When Asian laborers were encouraged to work on Westward expansion projects in the nineteenth century, the WASP hegemony also created a system of intolerance and occasional hatred. The Japanese internment camps are but one manifestation of historic intolerance in the United States. The ghettoization of Jews and other perceived undesirable European groups during the early 20th century also proves that many American urban centers were founded on principles of intolerance. The geographic and cultural landscape of the United States continues to reflect intolerance: in the ways many if not most American cities remain visibly segregated into ethnic enclaves, and also how poverty and race are inextricably linked.

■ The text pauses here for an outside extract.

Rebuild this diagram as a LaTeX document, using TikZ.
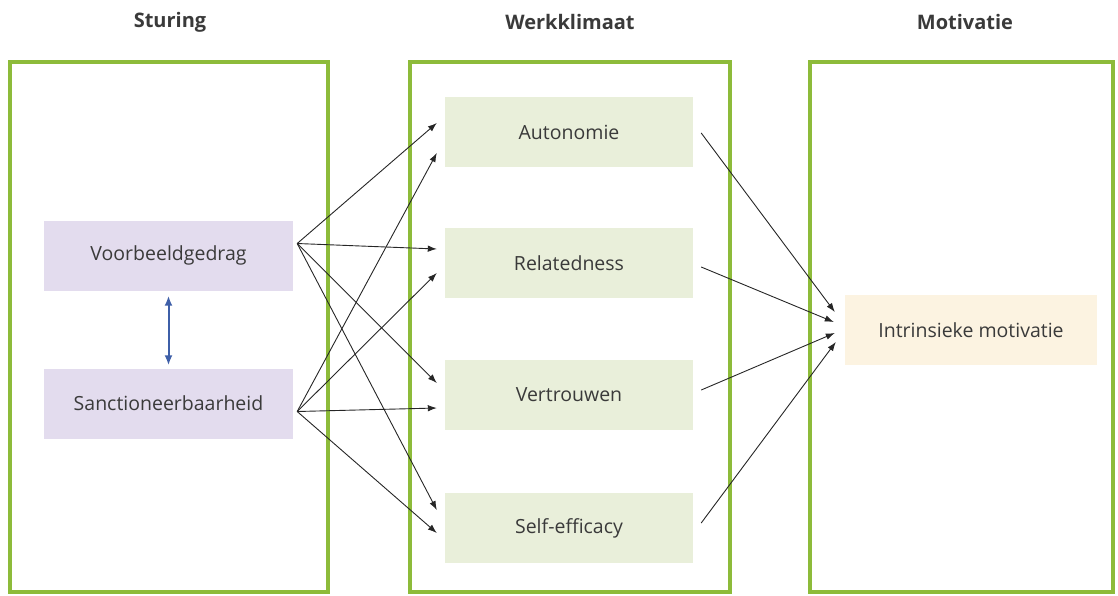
\documentclass[tikz,border=0pt]{standalone}
\usepackage{fontspec}
\setmainfont{Open Sans}
\usetikzlibrary{arrows.meta}
\definecolor{frameg}{HTML}{8DBB3A}
\definecolor{lav}{HTML}{E3DCEE}
\definecolor{lgreen}{HTML}{E9EFDA}
\definecolor{cream}{HTML}{FCF3E1}
\definecolor{txt}{HTML}{3A3A3A}
\definecolor{blu}{HTML}{3E5FA8}
\tikzset{
  frame/.style={draw=frameg, line width=4pt, inner sep=0pt},
  title/.style={font=\fontsize{20}{24}\selectfont\bfseries, text=txt},
  box/.style={minimum width=249pt, minimum height=70pt, inner sep=0pt, text=txt, font=\fontsize{19.5}{23}\selectfont},
  lbox/.style={box, fill=lav},
  mbox/.style={box, fill=lgreen, minimum width=248pt},
  rbox/.style={box, fill=cream, minimum width=252pt},
  conn/.style={draw=black!85, line width=0.9pt, -{Latex[length=9pt,width=6.5pt]}},
  dbl/.style={draw=blu, line width=2pt, {Latex[length=10pt,width=8pt]}-{Latex[length=10pt,width=8pt]}}
}
\begin{document}
\begin{tikzpicture}[x=1pt,y=1pt]
\useasboundingbox (0,0) rectangle (1118,-595);
% frames
\node[frame, minimum width=318pt, minimum height=530pt] (F1) at (169,-327) {};
\node[frame, minimum width=320pt, minimum height=530pt] (F2) at (570,-327) {};
\node[frame, minimum width=303pt, minimum height=530pt] (F3) at (961.5,-327) {};
% titles
\node[title] (T1) at (170,-22) {Sturing};
\node[title] (T2) at (570,-22) {Werkklimaat};
\node[title] (T3) at (965,-22) {Motivatie};
% left boxes
\node[lbox] (V) at (168.5,-255.5) {Voorbeeldgedrag};
\node[lbox] (S) at (168.5,-403.5) {Sanctioneerbaarheid};
% middle boxes
\node[mbox] (A) at (569,-132) {Autonomie};
\node[mbox] (R) at (569,-263) {Relatedness};
\node[mbox] (Ve) at (569,-395) {Vertrouwen};
\node[mbox] (Se) at (569,-528) {Self-efficacy};
% right box
\node[rbox] (I) at (971,-330) {Intrinsieke motivatie};
% double arrow
\draw[dbl] ([yshift=-5pt]V.south) -- ([yshift=3pt]S.north);
% left arrows
\coordinate (v0) at ([xshift=4pt,yshift=12pt]V.east);
\coordinate (s0) at ([xshift=4pt,yshift=-8pt]S.east);
\draw[conn] (v0) -- ([xshift=-8pt,yshift=9pt]A.west);
\draw[conn] (v0) -- ([xshift=-8pt,yshift=14pt]R.west);
\draw[conn] (v0) -- ([xshift=-8pt,yshift=12pt]Ve.west);
\draw[conn] (v0) -- ([xshift=-8pt,yshift=18pt]Se.west);
\draw[conn] (s0) -- ([xshift=-8pt,yshift=-21pt]A.west);
\draw[conn] (s0) -- ([xshift=-8pt,yshift=-10pt]R.west);
\draw[conn] (s0) -- ([xshift=-8pt,yshift=-13pt]Ve.west);
\draw[conn] (s0) -- ([xshift=-8pt,yshift=-5pt]Se.west);
% right arrows
\draw[conn] ([xshift=8pt,yshift=-1pt]A.east) -- ([xshift=-10pt,yshift=18pt]I.west);
\draw[conn] ([xshift=8pt,yshift=-4pt]R.east) -- ([xshift=-11pt,yshift=8pt]I.west);
\draw[conn] ([xshift=8pt,yshift=5pt]Ve.east) -- ([xshift=-10pt,yshift=-3pt]I.west);
\draw[conn] ([xshift=8pt,yshift=5pt]Se.east) -- ([xshift=-9pt,yshift=-12pt]I.west);
\end{tikzpicture}
\end{document}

Differential educational outcomes and income disparity are some of the hallmark signs that intolerance has become institutionalized in America.
"Since colonial times, Americans have used hatred as a common bond," (Reid, et al. 2008, p. 7). Hatred has permitted the creation of social and cultural barriers that prevent passage from one social stratum to another. An in-group/out-group mentality continues to inform American culture. In-group/out-group consciousness has created a plethora of subcultures and resistance movements that subvert and challenge the prevailing social hierarchies. Black nationalism is one of the most effective examples of ways oppressed groups create their own system of power. The means to resist and overcome systematic oppression is to stop tolerating intolerance. When racism and other forms of intolerance become entrenched in the political, social, and economic systems of a community as with Black Codes in the American South, the repercussions are tremendous. The repercussions include the Great Migration of blacks from the South to the North, changing the social and ethnic composition of American towns and cities. Other repercussions include the use of crime and black market economies to subvert white supremacy.